Farewell To Holmberg Hall; Say Hello To The Donald
Holmberg Hall is no more. The Donald W. Reynolds Performing Arts Center opened Friday in its place on the University of Oklahoma North Oval.
The arts center is the renovated and enlarged version of Holmberg Hall, which opened in 1918. The Donald trumps the building’s older version with 20,000 square feet for the School of Dance and 5,000-square-foot stage house for modern staging.
A $12.2 million grant from the Donald W. Reynolds Foundation of Las Vegas, Nev., funded the major project.
Friday night, the center had an invitation-only dedication, in which mezzo-soprano Marilyn Horne and students from the OU schools of music and dance performed. The hall’s first public event will be Sooner Scandals, a production by student groups for Mom’s Weekend on April 8-9.
While the auditorium still has its historic look, it was renovated with the latest of fabrics and construction materials and fully meets Americans with Disabilities Act standards. And with its spacious three dance studios, 50 soundproof music practice rooms and European-styled performance hall, students will have the facilities to better learn the performance arts.
This is an interdisciplinary and multidisciplinary facility. That’s dean talk for a lot of stuff goes on around here,” said Marvin Lamb, dean of the Weitzenhoffer Family College of Fine Arts.
The renovated building already is getting plenty of use. From the outside, looking at the building from the north, one could see a student in every window practicing his or her music. Lamb said from 7 a.m. until 10p.m., “those rooms have been completely full.”
School of Dance director Mary Margaret Holt said he students are also eager to move in. The school’s present studio at the Carlett Music Center has a low ceiling, which keeps students from jumping or lifting their partners without someone hitting the ceiling.
No such worries with the two practice studios that measure a roomy 63-by-43 feet and have very high ceiling. A third dance studio will be an informal performance space for schoolchildren and others.

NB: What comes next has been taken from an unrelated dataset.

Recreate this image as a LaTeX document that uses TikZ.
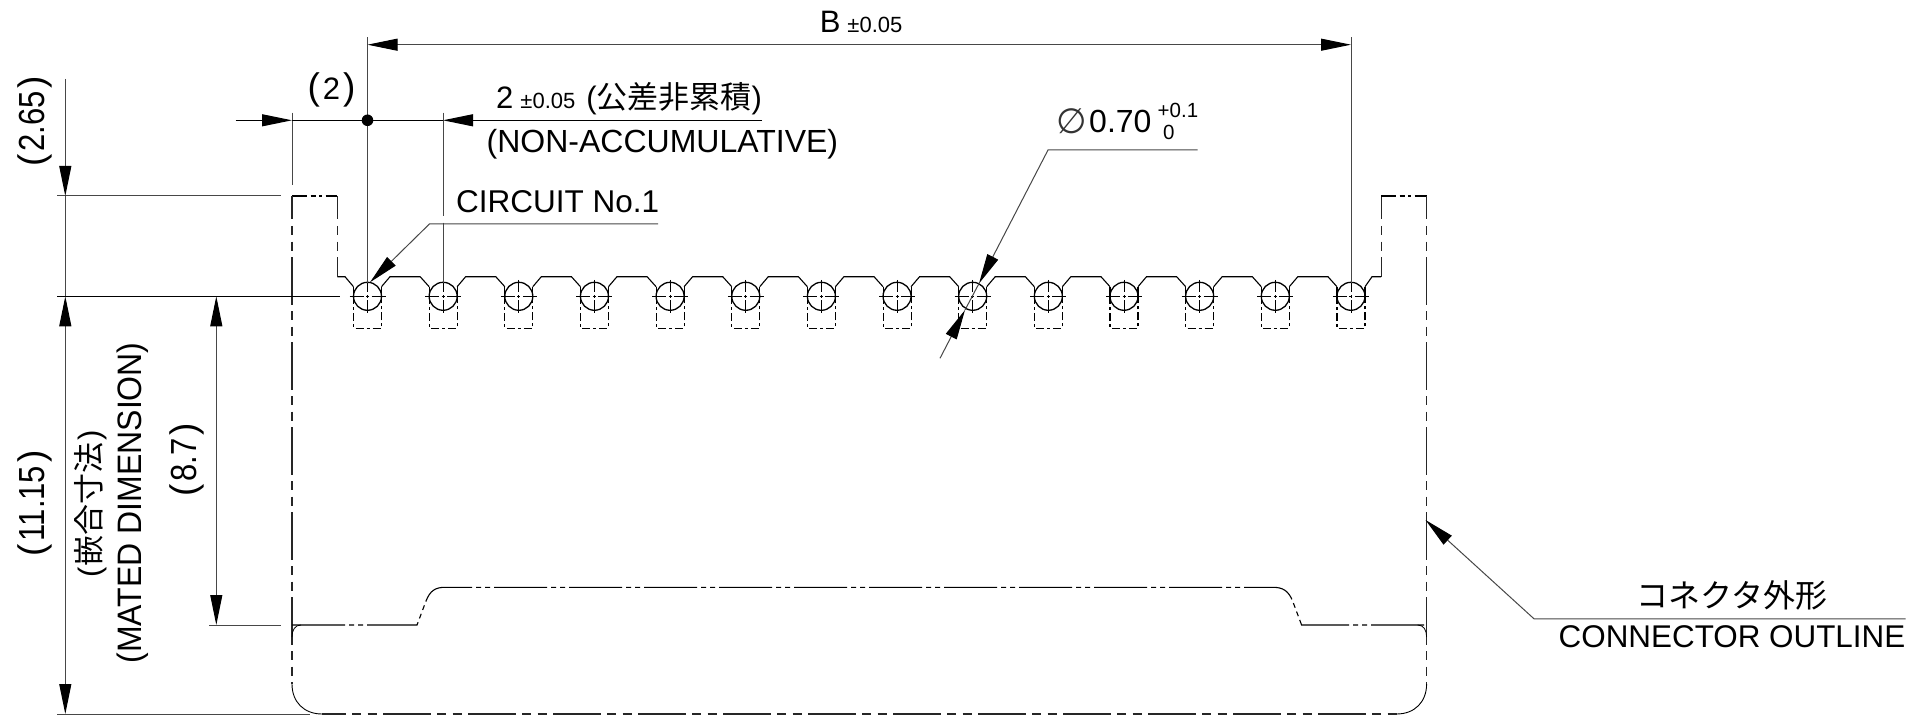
\documentclass[tikz,border=0pt]{standalone}
\usepackage{fontspec}
\usepackage{graphicx}
\setmainfont{Liberation Sans}
\newfontfamily\jpf{Noto Sans CJK JP}
\newfontfamily\djv{DejaVu Sans}
\usetikzlibrary{arrows.meta}
\newcommand\fs[1]{\fontsize{#1}{#1}\selectfont}
\newcommand\bpar[2]{{\fs{37}(}\hspace{#2}#1\hspace{#2}{\fs{37})}}
\tikzset{
  tk/.tip={Triangle[length=30pt,width=12pt,color=black,fill=black]},
  dimline/.style={draw=black!72,line width=1pt},
  contour/.style={draw=black,line width=1.1pt},
  pinline/.style={draw=black,line width=1.3pt},
  chain/.style={draw=black!85,line width=1.1pt,dash pattern=on 47.5pt off 6.5pt on 9pt off 6.5pt on 9pt off 6.5pt,dash phase=24pt},
  chainlow/.style={draw=black,line width=1.1pt,dash pattern=on 53pt off 4pt on 5pt off 4pt on 5pt off 4pt},
  chainshort/.style={draw=black,line width=1.1pt,dash pattern=on 15pt off 3.5pt on 5pt off 3.5pt on 3pt off 3.5pt on 15pt off 0pt},
  pinrect/.style={draw=black,line width=1.1pt,dash pattern=on 8pt off 3pt on 3pt off 3pt},
  tiparrow/.style={-tk},
  txt/.style={inner sep=0pt,font=\fs{31}},
}
\begin{document}
\begin{tikzpicture}[x=1pt,y=-1pt]
\useasboundingbox (0,0) rectangle (1919,722);
\def\ybase{296.3}
% ---- pins
\foreach \i in {0,...,13}{
  \pgfmathsetmacro{\cx}{367.5+\i*75.65}
  \draw[pinline] (\cx,\ybase) circle (14pt);
  \draw[pinrect] (\cx-14,\ybase) -- (\cx-14,328.3) -- (\cx+14,328.3) -- (\cx+14,\ybase);
  \draw[draw=black,line width=0.8pt] (\cx-18,\ybase) -- (\cx-4,\ybase) (\cx-1.5,\ybase) -- (\cx+1.5,\ybase) (\cx+4,\ybase) -- (\cx+18,\ybase);
  \draw[draw=black,line width=0.8pt] (\cx,\ybase-16.5) -- (\cx,\ybase-4) (\cx,\ybase-1.5) -- (\cx,\ybase+1.5) (\cx,\ybase+4) -- (\cx,\ybase+16.5);
  \draw[contour] (\cx-14,\ybase) -- (\cx-14,286.7) (\cx+14,\ybase) -- (\cx+14,286.7);
}
\foreach \i in {0,...,12}{
  \pgfmathsetmacro{\cx}{367.5+\i*75.65}
  \pgfmathsetmacro{\cn}{367.5+(\i+1)*75.65}
  \draw[contour] (\cx+14,286.7) -- (\cx+22.5,276.7) -- (\cn-23,276.7) -- (\cn-14,286.7);
}
% ---- connector outline, upper
\draw[contour] (337.4,276.7) -- (345,276.7) -- (353.5,286.7);
\draw[contour] (1365,286.7) -- (1372,276.7) -- (1381.2,276.7);
\draw[chain] (337.4,196) -- (337.4,276.7);
\draw[chainshort] (292,196) -- (337.4,196);
\draw[chain] (1381.2,196) -- (1381.2,276.7);
\draw[chainshort] (1381.2,196) -- (1426.6,196);
\draw[chain] (292,196) -- (292,684);
\draw[chain] (1426.6,196) -- (1426.6,684);
% ---- connector outline, lower
\draw[chainlow] (292,625) -- (417,625) -- (426,601) .. controls (430,591) and (435,587.3) .. (445,587.3) -- (1273,587.3) .. controls (1283,587.3) and (1288.6,591) .. (1292.6,601) -- (1301.6,625) -- (1426.6,625);
\draw[contour,line width=0.8pt] (292,637) .. controls (292,630) and (295,625) .. (301,625);
\draw[contour,line width=0.8pt] (1426.6,637) .. controls (1426.6,630) and (1423.6,625) .. (1417.6,625);
\draw[contour,line width=0.9pt] (292,684) .. controls (292,702) and (304,714) .. (322,714);
\draw[contour,line width=0.9pt] (1426.6,684) .. controls (1426.6,702) and (1414.6,714) .. (1396.6,714);
\draw[chain] (322,714) -- (1396.6,714);
% ---- extension lines
\draw[dimline] (367.5,37.3) -- (367.5,283);
\draw[dimline] (1351,37.3) -- (1351,283);
\draw[dimline] (443,112.7) -- (443,216) (443,222.7) -- (443,283);
\draw[dimline] (292,112.7) -- (292,185);
\draw[dimline] (57,196) -- (281,196);
\draw[draw=black,line width=1pt] (57,296.3) -- (340,296.3);
\draw[dimline] (209,625) -- (281,625);
\draw[dimline] (57,714) -- (310,714);
% ---- dimensions
\coordinate (bl) at (367.5,44.7);
\coordinate (br) at (1351,44.7);
\draw[dimline,tk-tk] (bl) -- (br);
\coordinate (p2a) at (235.5,120.3);
\coordinate (p2b) at (292,120.3);
\coordinate (p2c) at (443,120.3);
\coordinate (p2d) at (762,120.3);
\draw[draw=black,line width=1pt,tiparrow] (p2a) -- (p2b);
\draw[draw=black,line width=1pt] (p2b) -- (p2c);
\draw[draw=black,line width=1pt,tiparrow] (p2d) -- (p2c);
\fill[black] (367.5,120.3) circle (5.8pt);
\draw[dimline,tiparrow] (65.3,79) -- (65.3,196);
\draw[dimline] (65.3,196) -- (65.3,296.3);
\draw[dimline,tk-tk] (65.3,296.3) -- (65.3,714);
\draw[dimline,tk-tk] (216.3,296.3) -- (216.3,625);
% ---- leaders
\coordinate (c1a) at (658,224);
\coordinate (c1b) at (429.4,224);
\coordinate (c1c) at (370,282.3);
\draw[dimline,tiparrow] (c1a) -- (c1b) -- (c1c);
\coordinate (da) at (1197.7,150);
\coordinate (db) at (1048,150);
\coordinate (dc) at (979,283.5);
\coordinate (dd) at (965,310);
\coordinate (de) at (940,358.3);
\draw[dimline,tiparrow] (da) -- (db) -- (dc);
\draw[dimline] (dc) -- (dd);
\draw[dimline,tiparrow] (de) -- (dd);
\coordinate (oa) at (1905.5,618.8);
\coordinate (ob) at (1534,618.8);
\coordinate (oc) at (1425.5,520);
\draw[dimline,tiparrow] (oa) -- (ob) -- (oc);
% ---- texts
\node[txt,anchor=base west] (tb) at (819.6,33) {B\hspace{7pt}{\fs{22}±0.05}};
\node[txt,anchor=center] (t2) at (331.5,90) {\bpar{2}{3pt}};
\node[txt,anchor=base west] (tpitch) at (496,108.3) {2\hspace{7pt}{\fs{22}±0.05}\hspace{11pt}({\jpf 公差非累積})};
\node[txt,anchor=base west,font=\fs{32}] (tnon) at (486.5,152.5) {(NON-ACCUMULATIVE)};
\node[txt,anchor=base west,font=\fs{31.5}] (tcir) at (456,213) {CIRCUIT No.1};
\node[txt,anchor=base west,font=\fs{35}\djv,text=black!80] (tphi) at (1056,134) {∅};
\node[txt,anchor=base west,font=\fs{32}] (t070) at (1089,132.5) {0.70};
\node[txt,anchor=base west,font=\fs{20.5}] (tplus) at (1157.5,118) {+0.1};
\node[txt,anchor=base west,font=\fs{20.5}] (tzero) at (1163,140) {0};
\node[txt,anchor=base] (tjp) at (1732,607) {\fs{32}\jpf コネクタ外形};
\node[txt,anchor=base east] (tout) at (1905.5,647) {\fs{31.4}CONNECTOR OUTLINE};
\node[txt,rotate=90] (t265) at (35,121.5) {\bpar{\scalebox{1}[1.17]{2.65}}{3pt}};
\node[txt,rotate=90] (t1115) at (35,503.5) {\bpar{\scalebox{1}[1.17]{11.15}}{3pt}};
\node[txt,rotate=90] (t87) at (187,460) {\bpar{\scalebox{1}[1.17]{8.7}}{3pt}};
\node[txt,rotate=90] (tmj) at (90.5,504) {\fs{31}(\hspace{1.5pt}{\jpf 嵌合寸法}\hspace{1.5pt})};
\node[txt,rotate=90] (tmd) at (133,503) {\fs{32}\scalebox{1}[1.06]{(MATED DIMENSION)}};
\end{tikzpicture}
\end{document}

Seating for the main performance hall shrank from about 900 seats down to 690, but Lamb said there are good sight lines and acoustics from every seat. The ceiling is higher, the balcony rounded for better visibility and there is a movable music pit that can rise up to stage level. Seat fabrics have a 21st century feel but an autumn-colored 19th century look.
Architect David Saviola said the same could be said of the whole building.
“We wanted to restore as much historic influence as we could, and you can see that in the fixtures, doorways and windows,” he said. “If you’re outside the building it looks like the windows are 100 years old or more but they’re not, they’re new thermal windows.”
Lamb emphasized art in his comments, saying the college’s priority is training “artist who are practitioners of a particular craft,” instead of merely singers or musicians or dancers.
Mike Larsen painted three large murals that greet visitors entering the performance hall and three more at the School of Dance entrance. The performance hall artwork shows Fredrik Holmberg and his orchestra in the center mural, with murals portraying student events and the hall’s famous visitors on either side.
The center Scholl of Dance mural features school founders Yvonne Chouteau and Miguel Terekhov in a dance pose. It’s surrounded by murals of ballet students and one of contemporary dance, and Larsen painted the subjects in the three murals forming a subtle arch.
“Yvonne and Miguel gave us our past and our present, and this (building) gives us our future,” Holt said.